Mr. Panitch acknowledged that “video game movies have a checkered history.” But he added, “Failure is the mother of invention.”

Game adaptations, for instance, have often faltered by trying to rigidly replicate the action and story lines that fans know and love. That approach invites comparison, and movies (even with sophisticated visual effects) almost always fail to measure up. At the same time, such “fan service” turns off nongamers, resulting in films that don’t connect with any particular audience.

“It’s not just about adapting the story,” said Michael Jonathan Smith, who is leading Sony’s effort to turn Twisted Metal, a 1995 vehicular combat game, into a television series. “It’s about adapting how you feel when you play the game. It has to be about characters you care about. And then you can slide in the Easter eggs and story points that get fans absolutely pumped.”

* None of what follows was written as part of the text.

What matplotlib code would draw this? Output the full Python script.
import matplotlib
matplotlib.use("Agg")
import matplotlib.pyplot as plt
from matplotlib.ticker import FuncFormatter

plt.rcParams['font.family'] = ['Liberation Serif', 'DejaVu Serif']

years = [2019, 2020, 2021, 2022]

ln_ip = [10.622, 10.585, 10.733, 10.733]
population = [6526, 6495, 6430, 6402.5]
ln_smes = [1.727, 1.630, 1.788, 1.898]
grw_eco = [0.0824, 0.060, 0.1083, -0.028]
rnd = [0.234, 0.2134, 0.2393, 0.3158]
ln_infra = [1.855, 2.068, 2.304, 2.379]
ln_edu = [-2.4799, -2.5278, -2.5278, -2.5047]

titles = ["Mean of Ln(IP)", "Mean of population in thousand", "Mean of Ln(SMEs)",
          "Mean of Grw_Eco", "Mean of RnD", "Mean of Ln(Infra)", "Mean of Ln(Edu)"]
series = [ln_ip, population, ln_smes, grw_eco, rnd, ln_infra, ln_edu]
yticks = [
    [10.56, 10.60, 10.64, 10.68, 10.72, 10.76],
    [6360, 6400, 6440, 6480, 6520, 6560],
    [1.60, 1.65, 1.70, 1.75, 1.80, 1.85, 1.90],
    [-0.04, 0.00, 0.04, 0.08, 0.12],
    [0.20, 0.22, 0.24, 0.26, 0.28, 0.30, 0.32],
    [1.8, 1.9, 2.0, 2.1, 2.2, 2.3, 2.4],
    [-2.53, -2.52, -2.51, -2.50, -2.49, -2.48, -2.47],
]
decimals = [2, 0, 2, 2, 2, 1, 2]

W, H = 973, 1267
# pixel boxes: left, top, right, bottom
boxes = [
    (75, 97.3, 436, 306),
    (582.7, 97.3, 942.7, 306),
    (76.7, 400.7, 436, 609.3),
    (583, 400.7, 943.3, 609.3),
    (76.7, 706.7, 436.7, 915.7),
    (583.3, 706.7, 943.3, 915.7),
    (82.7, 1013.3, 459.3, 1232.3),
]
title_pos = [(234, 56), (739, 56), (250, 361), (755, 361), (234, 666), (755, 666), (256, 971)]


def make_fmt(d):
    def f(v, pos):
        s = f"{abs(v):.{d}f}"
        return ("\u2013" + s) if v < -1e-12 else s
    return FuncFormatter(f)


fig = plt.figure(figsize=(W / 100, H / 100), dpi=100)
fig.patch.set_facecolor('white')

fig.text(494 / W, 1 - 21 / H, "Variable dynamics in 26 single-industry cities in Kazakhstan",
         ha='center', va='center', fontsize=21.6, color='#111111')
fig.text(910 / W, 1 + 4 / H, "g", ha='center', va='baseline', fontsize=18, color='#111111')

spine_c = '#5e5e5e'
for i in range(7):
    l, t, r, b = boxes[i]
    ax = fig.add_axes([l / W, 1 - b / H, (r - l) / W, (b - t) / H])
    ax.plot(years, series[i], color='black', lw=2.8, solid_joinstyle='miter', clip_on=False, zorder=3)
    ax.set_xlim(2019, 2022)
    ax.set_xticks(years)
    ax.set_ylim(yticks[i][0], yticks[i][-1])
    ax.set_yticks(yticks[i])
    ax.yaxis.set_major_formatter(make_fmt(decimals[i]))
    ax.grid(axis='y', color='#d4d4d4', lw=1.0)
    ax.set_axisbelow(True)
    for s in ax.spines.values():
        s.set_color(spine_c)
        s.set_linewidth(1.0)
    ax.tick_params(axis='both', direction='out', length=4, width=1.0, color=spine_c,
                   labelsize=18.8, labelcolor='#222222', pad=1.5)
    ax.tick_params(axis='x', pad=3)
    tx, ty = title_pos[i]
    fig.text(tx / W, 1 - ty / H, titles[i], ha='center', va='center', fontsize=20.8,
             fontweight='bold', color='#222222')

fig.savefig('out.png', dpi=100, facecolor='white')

“Uncharted” is a prequel that, for the first time, creates origin stories for the characters in the game. With any luck, such storytelling will satisfy fans by giving them something new — while also inviting nongamers, who may otherwise worry about not knowing what is going on, to buy tickets. (The producers of “Uncharted” include Charles Roven, who is known for the “Dark Knight” trilogy.)

“It’s a question of balance,” said Asad Qizilbash, a senior Sony Interactive executive who also runs PlayStation Productions, an entity started in 2019 and based on Sony’s movie lot in Culver City, Calif.

Unlike in the past, when Sony Pictures and Sony Interactive pledged to work together and ultimately did not, the current collaboration “has weight because there is a win for everyone,” Mr. Qizilbash added. “We have three objectives. Grow audience size for games. Bring product to Sony Pictures. Showcase collaboration.”

The stakes are high. A cinematic flop could hurt the game franchise.

“It’s risky,” Mr. Qizilbash allowed. “But I think we can do it.”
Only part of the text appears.